La Marsella que nos muestra Robert Guédiguian carece de encanto, o sólo lo justo. Eso me gusta de las ciudades en el cine: son capaces de revelar lo que de otra forma sólo veríamos in situ. Los lugares por los que Daniel y Sylvie pasean a veces mantienen un aura de decadencia romántica que lleva al espectador el aroma del mar; las dársenas del puerto y sus vistas les recuerdan a una juventud que pronto les fue arrebatada. Sin embargo, la Marsella en la que viven sus hijos es algo distinta. Su ciudad está en constante crecimiento, es un lugar vivo en el que el imponente rascacielos convive con los cochambrosos locales cercanos a la autopista. La ciudad de Marsella, como cualquier otra, es un sinfín de rostros. Gloria mundi nos trae sólo unos pocos, aquellos que atañen a la realidad de una familia superviviente y hastiada.

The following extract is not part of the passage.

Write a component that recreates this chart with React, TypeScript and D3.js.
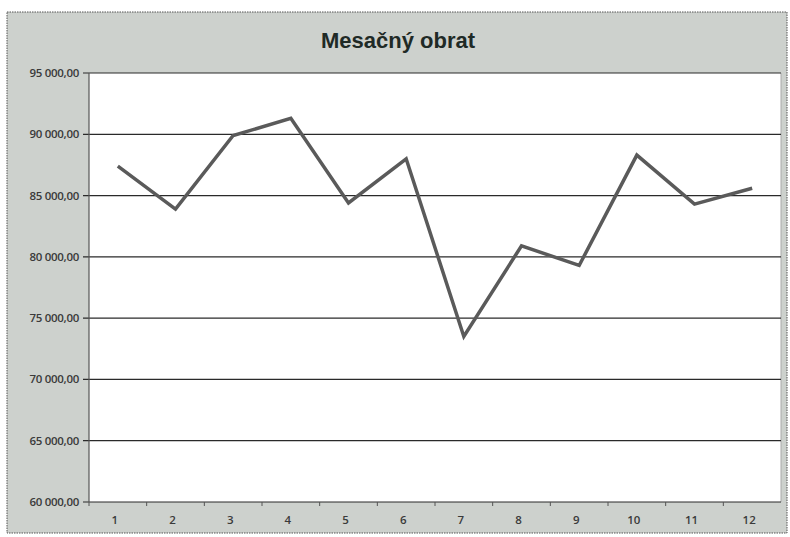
import React from 'react';
import * as d3 from 'd3';

// mesiace a hodnoty obratu
const months = ['1', '2', '3', '4', '5', '6', '7', '8', '9', '10', '11', '12'];
const turnover = [87400, 83900, 89900, 91300, 84400, 88000, 73500, 80900, 79300, 88300, 84300, 85600];
const yTicks = [60000, 65000, 70000, 75000, 80000, 85000, 90000, 95000];
const title = 'Mesačný obrat';

const W = 790, H = 537;
const plot = { left: 89, right: 781, top: 73, bottom: 502 };

const fmt = (v: number) => d3.format(',.2f')(v).replace(/,/g, ' ').replace('.', ',');

export default function App() {
    const x = d3.scaleBand<string>()
        .domain(months)
        .range([plot.left, plot.right]);
    const y = d3.scaleLinear()
        .domain([60000, 95000])
        .range([plot.bottom, plot.top]);

    const line = d3.line<number>()
        .x((d, i) => (x(months[i]) as number) + x.bandwidth() / 2)
        .y(d => y(d));

    const font = '"Liberation Sans", Arial, sans-serif';
    const labelFont = '"Open Sans", "Liberation Sans", sans-serif';

    return (
        <svg width={W} height={H} style={{ position: 'absolute', left: 0, top: 0 }}>
            {/* pozadie grafu */}
            <rect x={0} y={0} width={W} height={H} fill="#ffffff" />
            <rect x={7} y={12} width={780} height={521} fill="#cdd1cd"
                  stroke="#555" strokeWidth={1} strokeDasharray="1.5 1" />
            <text x={398} y={48} textAnchor="middle" fontFamily={font} fontWeight="bold"
                  fontSize={22} fill="#1f2a26">{title}</text>

            {/* plocha grafu */}
            <rect x={plot.left} y={plot.top} width={plot.right - plot.left}
                  height={plot.bottom - plot.top} fill="#ffffff" />
            <line x1={plot.right} x2={plot.right} y1={plot.top} y2={plot.bottom} stroke="#aaa" />

            {/* mriežka a os y */}
            {yTicks.map(t => (
                <g key={t}>
                    <line x1={plot.left - 6} x2={plot.right} y1={y(t)} y2={y(t)}
                          stroke="#2a2a2a" strokeWidth={1.2} />
                    <text x={79} y={y(t) + 4} textAnchor="end" fontFamily={labelFont}
                          fontSize={11.5} fontWeight="600" fill="#3a3a3a"
                          letterSpacing={-0.3}>{fmt(t)}</text>
                </g>
            ))}
            <line x1={plot.left} x2={plot.left} y1={plot.top} y2={plot.bottom}
                  stroke="#555" strokeWidth={1.2} />

            {/* os x */}
            {months.map((m, i) => (
                <g key={m}>
                    <line x1={x(m) as number} x2={x(m) as number} y1={plot.bottom} y2={plot.bottom + 4}
                          stroke="#555" />
                    <text x={(x(m) as number) + x.bandwidth() / 2 - 3} y={plot.bottom + 22}
                          textAnchor="middle" fontFamily={labelFont} fontSize={11.5}
                          fontWeight="600" fill="#3a3a3a">{m}</text>
                </g>
            ))}

            {/* krivka obratu */}
            <path d={line(turnover) || ''} fill="none" stroke="#5a5a5a" strokeWidth={3.5}
                  strokeLinejoin="miter" />
        </svg>
    );
}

Francia tiene una realidad social turbulenta, una que se ensaña en especial que el no-francés. Que en el cine el diferente sea el que lo pase mal nos reconforta porque nos permite empatizar sabiendo que nosotros tuvimos suerte. Gloria mundi, por meter el dedo en la llaga, nos trae la crisis a casa. La familia de Gloria, una recién nacida a cuyo alrededor no presta atención, se enfrenta a un día a día que desciende en espiral. Guédiguian, llevando al límite a sus protagonistas, pone sobre la mesa cuestiones contundentes como el racismo o el egoísmo traídos por la desesperación y la impotencia. El color de piel ya no es excusa para esta familia francesa, aquí el culpable es el diseño de la sociedad que les toca vivir.
A alguien le leí que Guédiguian ha optado por subrayar demasiado sus temas. Como cualquier día en Twitter, o blanco o negro. Habiendo partido de un retrato de la clase trabajadora, menuda desfachatez. Si justo hablaba de la cantidad de grises de los que Belén Funes hace gala en La hija de un ladrón, en Gloria mundi la determinación es inamovible. Hay una moral definida en su tratamiento, una en la que los abuelos persisten a pesar de los contratiempos mientras los jóvenes se entregan a la opción desesperada sin importar las consecuencias. Junto al dramatismo exacerbado, el de Cafarnaun, convive una amabilidad de tinte triste, y en esa sutileza que se mueve en el subtexto, en sus personajes despreciables pero llenos de patetismo, se aprecia la voluntad del marsellés de capturar las distintas facetas de este prisma.
Gloria mundi es una obra directa y contundente, un retrato de tono trágico que nos hace reflexionar sobre el pasado y lo que depararán las dificultades del futuro. Robert Guédiguian disfraza de retrato una historia que urde entre las sombras la tragedia final de una familia que sobrevive en los márgenes.